Ostatnim tego potwierdzeniem stały się marcowe wskaźniki PMI i ISM, które wykazały dalsze wzmocnienie koniunktury. W kolejnych miesiącach trzeba będzie raczej zadowalać się nie sygnałami, że kondycja gospodarek dalej się poprawia, ale że pozostaje podobna do tej, jaka jest aktualnie.
Dla rynków akcji, na których zwyżka odzwierciedla przyszły rozwój gospodarczy, taki stan rzeczy może się okazać wyzwaniem. Jeszcze do niedawna można było utrzymywać, że giełdy przygotowują się do wyhamowania tempa ożywienia gospodarczego, bo indeksy tkwiły w trendach bocznych. Teraz jednak, gdy rynki akcji biją tegoroczne rekordy, można mieć co do tego wątpliwości.
Konsternację może też wywoływać zachowanie segmentów małych i dużych spółek na naszym parkiecie w ostatnich miesiącach. Ustanawiający szczyt za szczytem w marcu indeks sWIG80 sprawiał wrażenie dużej siły relatywnej względem WIG20 i tym samym dawał wyraz wierze inwestorów w pomyślne perspektywy naszej gospodarki (małe firmy są bardziej uzależnione od krajowej koniunktury niż blue chips).

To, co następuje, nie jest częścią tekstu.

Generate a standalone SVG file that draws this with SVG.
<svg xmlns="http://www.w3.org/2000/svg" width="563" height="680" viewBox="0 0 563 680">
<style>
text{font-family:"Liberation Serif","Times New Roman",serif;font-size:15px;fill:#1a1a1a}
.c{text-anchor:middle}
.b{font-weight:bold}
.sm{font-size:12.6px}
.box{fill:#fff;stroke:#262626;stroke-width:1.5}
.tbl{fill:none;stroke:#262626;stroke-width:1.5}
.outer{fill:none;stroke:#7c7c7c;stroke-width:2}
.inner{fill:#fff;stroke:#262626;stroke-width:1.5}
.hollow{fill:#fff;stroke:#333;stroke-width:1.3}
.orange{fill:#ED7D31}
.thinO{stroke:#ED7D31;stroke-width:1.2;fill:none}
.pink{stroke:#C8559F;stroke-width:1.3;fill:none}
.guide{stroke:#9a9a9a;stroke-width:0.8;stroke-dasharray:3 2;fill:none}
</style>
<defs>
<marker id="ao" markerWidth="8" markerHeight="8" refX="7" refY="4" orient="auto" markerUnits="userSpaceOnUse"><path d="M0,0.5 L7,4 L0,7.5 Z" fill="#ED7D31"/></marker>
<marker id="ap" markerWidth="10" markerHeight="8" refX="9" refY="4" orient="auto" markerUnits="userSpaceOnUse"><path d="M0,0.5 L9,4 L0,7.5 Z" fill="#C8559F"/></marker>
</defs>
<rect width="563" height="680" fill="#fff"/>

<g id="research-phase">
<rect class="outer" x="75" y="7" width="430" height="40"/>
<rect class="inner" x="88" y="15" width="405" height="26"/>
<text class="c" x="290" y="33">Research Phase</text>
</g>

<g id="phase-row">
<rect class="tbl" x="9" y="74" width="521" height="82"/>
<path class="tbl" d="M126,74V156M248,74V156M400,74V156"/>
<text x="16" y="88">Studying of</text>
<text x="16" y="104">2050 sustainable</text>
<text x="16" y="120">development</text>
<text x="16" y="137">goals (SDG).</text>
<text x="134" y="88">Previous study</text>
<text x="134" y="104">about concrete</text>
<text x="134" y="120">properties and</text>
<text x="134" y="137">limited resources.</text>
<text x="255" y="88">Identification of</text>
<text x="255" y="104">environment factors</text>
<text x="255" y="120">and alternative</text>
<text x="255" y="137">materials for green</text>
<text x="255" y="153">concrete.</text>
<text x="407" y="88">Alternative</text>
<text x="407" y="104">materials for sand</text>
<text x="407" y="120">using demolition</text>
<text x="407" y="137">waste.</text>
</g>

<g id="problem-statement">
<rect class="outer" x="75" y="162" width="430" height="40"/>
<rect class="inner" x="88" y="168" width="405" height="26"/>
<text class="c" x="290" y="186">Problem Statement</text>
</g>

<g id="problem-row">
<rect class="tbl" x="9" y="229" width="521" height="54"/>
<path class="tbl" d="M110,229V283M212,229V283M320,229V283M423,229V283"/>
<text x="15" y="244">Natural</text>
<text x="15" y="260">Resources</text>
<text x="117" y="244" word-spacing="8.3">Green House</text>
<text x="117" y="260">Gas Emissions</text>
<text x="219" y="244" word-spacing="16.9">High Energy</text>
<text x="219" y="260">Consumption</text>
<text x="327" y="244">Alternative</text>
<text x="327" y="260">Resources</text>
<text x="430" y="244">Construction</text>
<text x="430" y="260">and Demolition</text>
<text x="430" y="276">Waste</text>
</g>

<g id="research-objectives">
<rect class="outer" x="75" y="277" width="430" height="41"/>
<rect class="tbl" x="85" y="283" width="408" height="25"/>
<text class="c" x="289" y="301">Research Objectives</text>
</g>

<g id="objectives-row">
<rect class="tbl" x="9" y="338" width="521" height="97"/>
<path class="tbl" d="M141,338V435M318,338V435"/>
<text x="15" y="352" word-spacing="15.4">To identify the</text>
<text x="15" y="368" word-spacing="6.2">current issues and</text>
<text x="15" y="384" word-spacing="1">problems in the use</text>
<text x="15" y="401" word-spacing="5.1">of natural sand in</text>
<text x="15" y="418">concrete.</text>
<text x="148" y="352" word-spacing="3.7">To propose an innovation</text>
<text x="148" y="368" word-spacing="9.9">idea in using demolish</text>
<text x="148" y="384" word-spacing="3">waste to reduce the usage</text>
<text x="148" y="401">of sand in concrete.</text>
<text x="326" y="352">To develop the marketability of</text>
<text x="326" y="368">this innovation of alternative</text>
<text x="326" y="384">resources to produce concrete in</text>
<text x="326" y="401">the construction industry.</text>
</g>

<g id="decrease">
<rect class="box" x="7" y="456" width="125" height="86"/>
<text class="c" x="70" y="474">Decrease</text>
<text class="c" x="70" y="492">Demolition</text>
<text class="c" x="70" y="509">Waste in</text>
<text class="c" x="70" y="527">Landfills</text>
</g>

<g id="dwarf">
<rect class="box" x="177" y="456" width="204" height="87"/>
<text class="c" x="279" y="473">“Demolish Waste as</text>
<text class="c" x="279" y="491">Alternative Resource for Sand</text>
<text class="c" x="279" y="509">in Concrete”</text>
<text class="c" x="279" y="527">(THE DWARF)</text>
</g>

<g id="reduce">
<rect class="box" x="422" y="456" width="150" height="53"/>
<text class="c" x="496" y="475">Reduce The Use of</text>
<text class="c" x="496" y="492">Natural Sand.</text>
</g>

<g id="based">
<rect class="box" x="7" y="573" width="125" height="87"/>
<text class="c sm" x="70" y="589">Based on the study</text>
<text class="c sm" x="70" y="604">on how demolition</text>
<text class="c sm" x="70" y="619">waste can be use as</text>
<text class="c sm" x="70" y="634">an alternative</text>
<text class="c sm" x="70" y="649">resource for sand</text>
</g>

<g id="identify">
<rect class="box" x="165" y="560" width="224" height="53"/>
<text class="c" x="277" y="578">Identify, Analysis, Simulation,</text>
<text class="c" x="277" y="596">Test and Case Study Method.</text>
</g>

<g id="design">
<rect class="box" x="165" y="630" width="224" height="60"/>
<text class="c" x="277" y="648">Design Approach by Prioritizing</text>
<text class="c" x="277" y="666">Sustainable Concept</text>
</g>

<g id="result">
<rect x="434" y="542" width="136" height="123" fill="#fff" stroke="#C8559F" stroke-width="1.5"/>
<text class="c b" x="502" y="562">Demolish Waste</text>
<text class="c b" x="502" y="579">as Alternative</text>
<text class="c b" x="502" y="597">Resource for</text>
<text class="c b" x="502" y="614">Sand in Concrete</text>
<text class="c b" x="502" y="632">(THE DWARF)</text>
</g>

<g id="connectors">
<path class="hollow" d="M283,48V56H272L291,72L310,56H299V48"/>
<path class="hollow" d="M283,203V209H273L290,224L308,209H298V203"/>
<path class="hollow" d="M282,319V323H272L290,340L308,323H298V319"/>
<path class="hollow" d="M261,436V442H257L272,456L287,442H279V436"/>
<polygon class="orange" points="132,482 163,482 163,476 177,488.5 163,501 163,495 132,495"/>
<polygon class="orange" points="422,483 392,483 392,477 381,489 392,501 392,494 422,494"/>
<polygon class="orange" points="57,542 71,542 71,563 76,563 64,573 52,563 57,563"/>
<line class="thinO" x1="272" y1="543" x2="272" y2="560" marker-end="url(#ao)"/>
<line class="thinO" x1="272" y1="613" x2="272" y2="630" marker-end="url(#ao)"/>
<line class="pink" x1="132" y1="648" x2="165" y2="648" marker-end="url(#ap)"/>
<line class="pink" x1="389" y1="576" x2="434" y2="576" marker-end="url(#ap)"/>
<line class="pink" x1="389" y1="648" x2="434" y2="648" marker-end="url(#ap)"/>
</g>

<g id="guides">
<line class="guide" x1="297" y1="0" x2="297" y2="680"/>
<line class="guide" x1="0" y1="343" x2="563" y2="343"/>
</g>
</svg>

Tymczasem sześciomiesięczna zmiana sWIG80 to ok. 10 proc. W przypadku WIG20 jest to blisko 15 proc. Różnica sześciomiesięcznych zmian sWIG80 i WIG20 jest ujemna od początku marca. Z jednej strony, taka sytuacja to dobry znak, bo pokazuje, że nie mamy do czynienia z objawami hossy "śmieciowej".

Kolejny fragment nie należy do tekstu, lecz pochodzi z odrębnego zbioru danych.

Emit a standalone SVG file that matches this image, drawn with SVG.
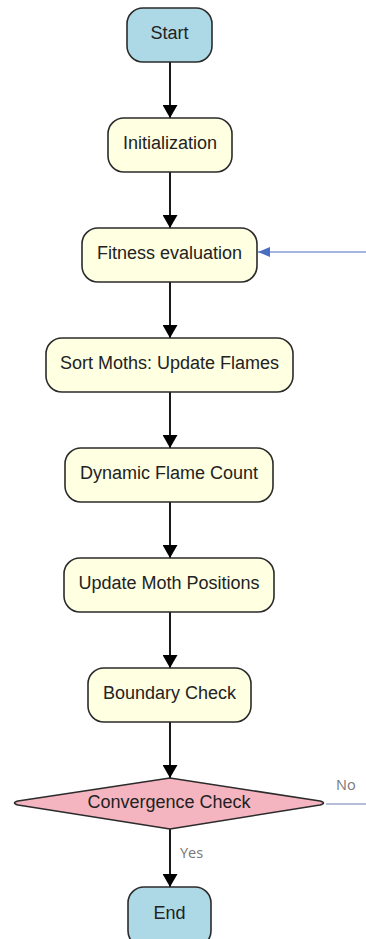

Z drugiej strony, może to wskazywać na rozbieżne oceny atrakcyjności naszych akcji przez krajowych (odpowiadających głównie za popyt na walory mniejszych firm) i zagranicznych inwestorów (interesujących się głównie papierami blue chips). Mocne czwartkowe zwyżki w całym naszym regionie taką tezę uzasadniają. To zaś jeszcze mocniej uzależnia nas od wydarzeń na świecie i postrzegania emerging markets, na które wpływ mają idące w górę ceny surowców.